E perché dunque uscire dalla cameretta per incontrare Lucio Vaccaro ed il suo lavoro di Mix e Mastering? Il lo-fi è un territorio quasi sconosciuto nell’ambiente italiano, perché siamo culturalmente molto legati alla confezione, perché per noi una bella veste rappresenta (spesso a torto) una garanzia di qualità. Resta vero però che c’è un confine molto labile a separare una porcheria artistoide e ingenua da un lavoro maturo privo di orpelli e, per essere certo di stare dalla parte giusta di questo confine, dovevo affidare il suono a un vero artigiano di fiducia. Lucio non è solo un professionista e un musicista di grande sensibilità, ma anche uno “di famiglia” in grado di capire di volta in volta dove voglio andare a parare. Senza di lui sarei stato incapace di portare a compimento il mio disegno in maniera credibile e omogenea.
Riflettiamoci ancora su questa autoproduzione: secondo te questo sdoganare gratuitamente la possibilità a tutti è un bene o un male per la qualità? È vero che oggi chiunque può autoprodursi un disco, ma la spazzatura si incideva anche prima degli home studio. La differenza la fanno le idee e l’abilità delle persone che le concretizzano. Certo, l’offerta è ormai vastissima; su cento lavori, solo uno o due sono veramente degni di nota, ed è difficilissimo scovarli nelle sconfinate discariche musicali che ci vengono proposte ogni giorno. Eppure questi dischi dischi esistono e valgono proprio in virtù della loro rarità. Avere la possibilità di mettere in circolo musica è senza dubbio un bene, ma chi fa musica oggi ha una responsabilità molto più alta: si dovrebbe pubblicare del materiale solo quando si è assolutamente certi di non essere mossi da vanità e autocompiacimento.
Dischi e radici: “Vado mo’?” da dove proviene per davvero? Perché parli di blues ma io ci vedo moltissimo pop… Si tratta di un Ep che guarda ai primi lavori domestici di Elliott Smith, all’onestà ingenua di Daniel Johnston e alla bassa fedeltà smanettona del primo Beck. E poi ci sono gli ascolti della vita, quelli che ti restano addosso per sempre: il pop dei Beatles, i cantautori della mia città - primo fra tutti Stefano Rosso –, l’amore chitarristico di Ivan Graziani, reminescenze del Battisti che comincia a scoprire i suoni sintetici. Tutta roba di largo consumo e fuori tempo che però non potrò mai scrollarmi di dosso. Ma se penso all’umore malinconico di fondo che lega i cinque pezzi, alle parti d chitarra su cui li ho costruiti, alle parole che ho scelto per raccontare le mie storie, allora credo che venga tutto da Leadbelly e Robert Johnson. Perciò, sì, in un modo che non so spiegare bene, si tratta di blues.

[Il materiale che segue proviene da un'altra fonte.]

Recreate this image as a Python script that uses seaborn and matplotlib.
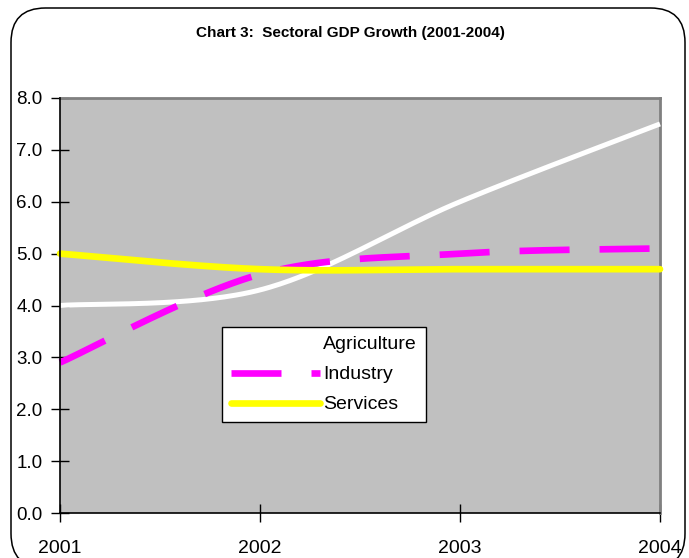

Luca Bocchetti ci sembra molto lontano dalle classiche dinamiche di vetrina e di estetica. Ti senti un outsider? E questo oggi significa non esistere secondo te? Se esistere significa avere un singolo in classifica, figurare in playlist di lusso ed essere sulla bocca di tutti, allora è giusto dire che non esisto. Ma io reputo che esistere significhi suonare e cantare ciò in cui si crede davvero. Io posso permettermi il lusso di scrivere e suonare senza filtri e secondo le mie regole perché ho slegato la musica dalla necessità di mettere la pila sul fuoco. Il mio sostentamento è affidato a un impiego convenzionale: lavoro otto ore al giorno, cinque giorni su sette. Quello è l’unico lasso di tempo in cui sento di non esistere.